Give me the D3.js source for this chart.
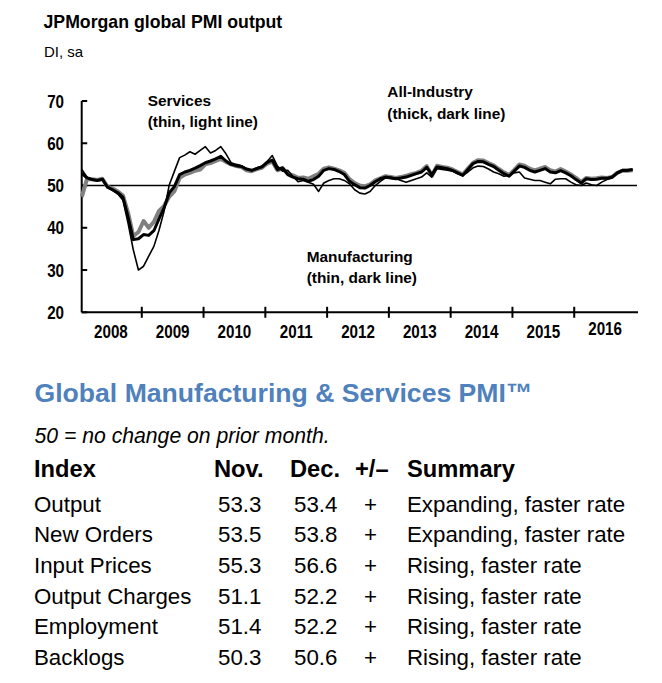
<!DOCTYPE html>
<html>
<head>
<meta charset="utf-8">
<script src="https://cdn.jsdelivr.net/npm/d3@7"></script>
<style>
  html, body { margin: 0; padding: 0; background: #fff; }
  svg { display: block; }
</style>
</head>
<body>
<svg id="chart" width="662" height="683"></svg>
<script>
// ---------------- DATA ----------------
const yearLabels = ["2008","2009","2010","2011","2012","2013","2014","2015","2016"];
const yTicks = [20, 30, 40, 50, 60, 70];

// Monthly, Jan 2008 .. Dec 2016
const allIndustry = [
  52.9, 51.8, 51.4, 51.2, 51.5, 49.6, 49.0, 48.3, 47.2, 42.5, 37.2, 37.4,
  38.4, 38.2, 39.3, 42.1, 44.8, 48.3, 49.8, 52.6, 53.2, 53.6, 54.1, 54.7,
  55.4, 55.8, 56.3, 56.9, 55.8, 55.0, 54.7, 54.5, 53.9, 53.6, 54.0, 54.4,
  55.5, 56.0, 53.8, 54.2, 52.6, 52.0, 51.6, 51.5, 51.0, 51.4, 52.2, 53.6,
  54.0, 53.8, 53.3, 52.6, 51.0, 50.2, 49.5, 49.4, 50.0, 50.9, 51.6, 52.0,
  51.8, 51.6, 51.8, 52.0, 52.4, 52.8, 53.2, 54.3, 52.6, 54.4, 54.2, 54.0,
  53.6, 53.0, 52.4, 53.8, 55.2, 55.7, 55.6, 55.0, 54.5, 53.6, 52.8, 52.2,
  53.4, 54.6, 54.3, 53.6, 53.2, 53.6, 54.0, 53.2, 53.0, 53.5, 53.0, 52.3,
  51.4, 50.6, 51.6, 51.4, 51.5, 51.7, 51.7, 52.0, 53.0, 53.6, 53.6, 53.8
];
const services = [
  47.3, 51.5, 51.5, 51.3, 51.6, 49.7, 49.3, 48.6, 47.6, 43.5, 38.0, 39.0,
  41.6, 40.0, 41.4, 44.0, 45.2, 47.4, 48.7, 51.8, 52.6, 53.0, 53.5, 53.8,
  55.0, 55.3, 55.8, 56.3, 55.6, 55.0, 54.6, 54.4, 53.6, 53.4, 53.9, 54.2,
  55.2, 55.7, 53.6, 54.0, 52.8, 52.4, 51.8, 51.9, 51.6, 52.2, 52.8, 54.0,
  54.3, 54.0, 53.6, 53.0, 51.5, 50.6, 50.0, 49.8, 50.3, 51.2, 51.7, 52.2,
  52.0, 51.8, 52.0, 52.3, 52.7, 53.0, 53.5, 54.6, 52.3, 54.7, 54.4, 54.2,
  53.8, 53.2, 52.6, 54.0, 55.4, 56.0, 55.9, 55.3, 54.8, 53.9, 53.1, 52.5,
  53.7, 55.0, 54.7, 54.0, 53.6, 54.0, 54.4, 53.6, 53.3, 53.9, 53.3, 52.6,
  51.8, 50.8, 51.8, 51.6, 51.7, 51.9, 51.8, 52.0, 53.0, 53.5, 53.5, 53.6
];
const manufacturing = [
  53.8, 52.0, 51.5, 51.2, 51.6, 49.5, 48.8, 48.0, 46.5, 41.0, 34.8, 30.0,
  30.9, 33.3, 35.6, 39.4, 44.0, 50.2, 53.4, 56.6, 57.2, 58.0, 57.4, 58.3,
  59.2, 57.7, 58.3, 59.2, 57.5, 55.4, 55.0, 54.7, 54.0, 53.5, 54.2, 54.6,
  55.7, 57.1, 54.6, 53.4, 53.6, 52.2, 50.9, 51.2, 50.8, 50.3, 48.6, 50.6,
  51.2, 51.6, 51.6, 51.2, 50.4, 49.0, 48.2, 48.0, 48.6, 50.0, 51.0, 51.8,
  52.0, 51.6, 51.2, 50.8, 51.2, 51.6, 52.0, 53.0, 52.0, 54.0, 53.8, 53.6,
  53.4, 52.8, 52.4, 53.2, 54.2, 54.6, 54.5, 53.9, 53.2, 52.8, 52.2, 52.4,
  53.0, 53.2, 51.8, 51.5, 51.2, 51.2, 50.8, 50.4, 51.5, 51.6, 51.6, 50.8,
  50.2, 50.0, 50.6, 50.2, 50.0, 50.8, 51.4, 51.8, 52.8, 53.4, 53.5, 53.8
];

// Table
const tableHeaders = ["Index", "Nov.", "Dec.", "+/\u2013", "Summary"];
const indexNames = ["Output", "New Orders", "Input Prices", "Output Charges", "Employment", "Backlogs"];
const novValues = [53.3, 53.5, 55.3, 51.1, 51.4, 50.3];
const decValues = [53.4, 53.8, 56.6, 52.2, 52.2, 50.6];
const changeSigns = ["+", "+", "+", "+", "+", "+"];
const summaries = ["Expanding, faster rate", "Expanding, faster rate", "Rising, faster rate",
                   "Rising, faster rate", "Rising, faster rate", "Rising, faster rate"];

// ---------------- DRAW ----------------
const svg = d3.select("#chart");
const FONT = "'Liberation Sans', Arial, sans-serif";
const NARROW = "'Liberation Sans Narrow', 'Arial Narrow', 'Liberation Sans', Arial, sans-serif";

const x = d3.scaleLinear().domain([0, 108]).range([80, 636]);
const y = d3.scaleLinear().domain([20, 70]).range([312.3, 101]);
const axisX = 81.7;

// Titles
svg.append("text").attr("x", 43.5).attr("y", 27.7)
  .attr("font-family", FONT).attr("font-weight", "bold").attr("font-size", 17.7)
  .text("JPMorgan global PMI output");
svg.append("text").attr("x", 44).attr("y", 57.3)
  .attr("font-family", FONT).attr("font-size", 15)
  .text("DI, sa");

// Axes
const g = svg.append("g");
g.append("line").attr("x1", axisX).attr("x2", axisX).attr("y1", y(70)).attr("y2", y(20))
  .attr("stroke", "#000").attr("stroke-width", 2);
g.append("line").attr("x1", axisX).attr("x2", 638).attr("y1", y(20)).attr("y2", y(20))
  .attr("stroke", "#000").attr("stroke-width", 2);

const narrowTexts = [];
yTicks.forEach(v => {
  g.append("line").attr("x1", axisX).attr("x2", axisX + 5.5).attr("y1", y(v)).attr("y2", y(v))
    .attr("stroke", "#000").attr("stroke-width", 2);
  narrowTexts.push(g.append("text").attr("x", 64).attr("y", y(v) + 6.7)
    .attr("text-anchor", "end").attr("font-family", NARROW).attr("font-weight", "bold")
    .attr("font-size", 18.5).text(v));
});

yearLabels.forEach((lab, k) => {
  if (k > 0) {
    g.append("line").attr("x1", x(12 * k)).attr("x2", x(12 * k))
      .attr("y1", y(20) - 5.5).attr("y2", y(20) + 5.5)
      .attr("stroke", "#000").attr("stroke-width", 2);
  }
  narrowTexts.push(g.append("text").attr("x", x(12 * k + 6)).attr("y", k === yearLabels.length - 1 ? 335 : 337.5)
    .attr("text-anchor", "middle").attr("font-family", NARROW).attr("font-weight", "bold")
    .attr("font-size", 18.5).text(lab));
});

// 50 line
g.append("line").attr("x1", axisX).attr("x2", 637).attr("y1", y(50)).attr("y2", y(50))
  .attr("stroke", "#000").attr("stroke-width", 1.3);

// Lines
const line = d3.line().x((d, i) => x(i + 0.35)).y(d => y(d));
g.append("path").datum(services).attr("d", line).attr("fill", "none")
  .attr("stroke", "#808080").attr("stroke-width", 4).attr("stroke-linejoin", "round");
g.append("path").datum(allIndustry).attr("d", line).attr("fill", "none")
  .attr("stroke", "#000").attr("stroke-width", 3).attr("stroke-linejoin", "round");
g.append("path").datum(manufacturing).attr("d", line).attr("fill", "none")
  .attr("stroke", "#000").attr("stroke-width", 1.6).attr("stroke-linejoin", "round");

// Annotations
function note(xp, y1, lines) {
  lines.forEach((t, i) => {
    svg.append("text").attr("x", xp).attr("y", y1 + i * 21.3)
      .attr("font-family", FONT).attr("font-weight", "bold").attr("font-size", 15.4).text(t);
  });
}
note(147.7, 106, ["Services", "(thin, light line)"]);
note(387.3, 97.3, ["All-Industry", "(thick, dark line)"]);
note(306.7, 261.7, ["Manufacturing", "(thin, dark line)"]);

// Narrow-font fallback: if the narrow face is unavailable, condense glyphs
(function () {
  const t1 = svg.append("text").attr("font-family", NARROW).attr("font-weight", "bold").attr("font-size", 18.5).text("2008");
  const t2 = svg.append("text").attr("font-family", FONT).attr("font-weight", "bold").attr("font-size", 18.5).text("2008");
  const w1 = t1.node().getComputedTextLength(), w2 = t2.node().getComputedTextLength();
  t1.remove(); t2.remove();
  if (w1 / w2 > 0.9) {
    narrowTexts.forEach(t => {
      const w = t.node().getComputedTextLength();
      t.attr("textLength", w * 0.82).attr("lengthAdjust", "spacingAndGlyphs");
    });
  }
})();

// Table section
svg.append("text").attr("x", 34.5).attr("y", 401.5)
  .attr("font-family", FONT).attr("font-weight", "bold").attr("font-size", 26.6)
  .attr("fill", "#4f81bd").text("Global Manufacturing & Services PMI\u2122");
svg.append("text").attr("x", 34.5).attr("y", 443.3)
  .attr("font-family", FONT).attr("font-style", "italic").attr("font-size", 21.2)
  .text("50 = no change on prior month.");

const headX = [34, 214, 290, 355, 407];
tableHeaders.forEach((h, i) => {
  svg.append("text").attr("x", headX[i]).attr("y", 477)
    .attr("font-family", FONT).attr("font-weight", "bold").attr("font-size", 23.7).text(h);
});
const colX = [34, 218, 294, 364, 407];
indexNames.forEach((name, r) => {
  const yy = 511.7 + r * 30.66;
  const cells = [name, novValues[r].toFixed(1), decValues[r].toFixed(1), changeSigns[r], summaries[r]];
  cells.forEach((c, i) => {
    svg.append("text").attr("x", colX[i]).attr("y", yy)
      .attr("font-family", FONT).attr("font-size", 22.3).text(c);
  });
});
</script>
</body>
</html>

#### [WRITTEN INSTRUCTION]
Everything from the top line of the data down to and including the line with "const yTicks = [20, 30, 40, 50, 60, 70];" is to be copied, except the pictures.

#### [RESPONSE TO THE TASK]
Give me the D3.js source for this chart.
<!DOCTYPE html>
<html>
<head>
<meta charset="utf-8">
<script src="https://cdn.jsdelivr.net/npm/d3@7"></script>
<style>
  html, body { margin: 0; padding: 0; background: #fff; }
  svg { display: block; }
</style>
</head>
<body>
<svg id="chart" width="662" height="683"></svg>
<script>
// ---------------- DATA ----------------
const yearLabels = ["2008","2009","2010","2011","2012","2013","2014","2015","2016"];
const yTicks = [20, 30, 40, 50, 60, 70];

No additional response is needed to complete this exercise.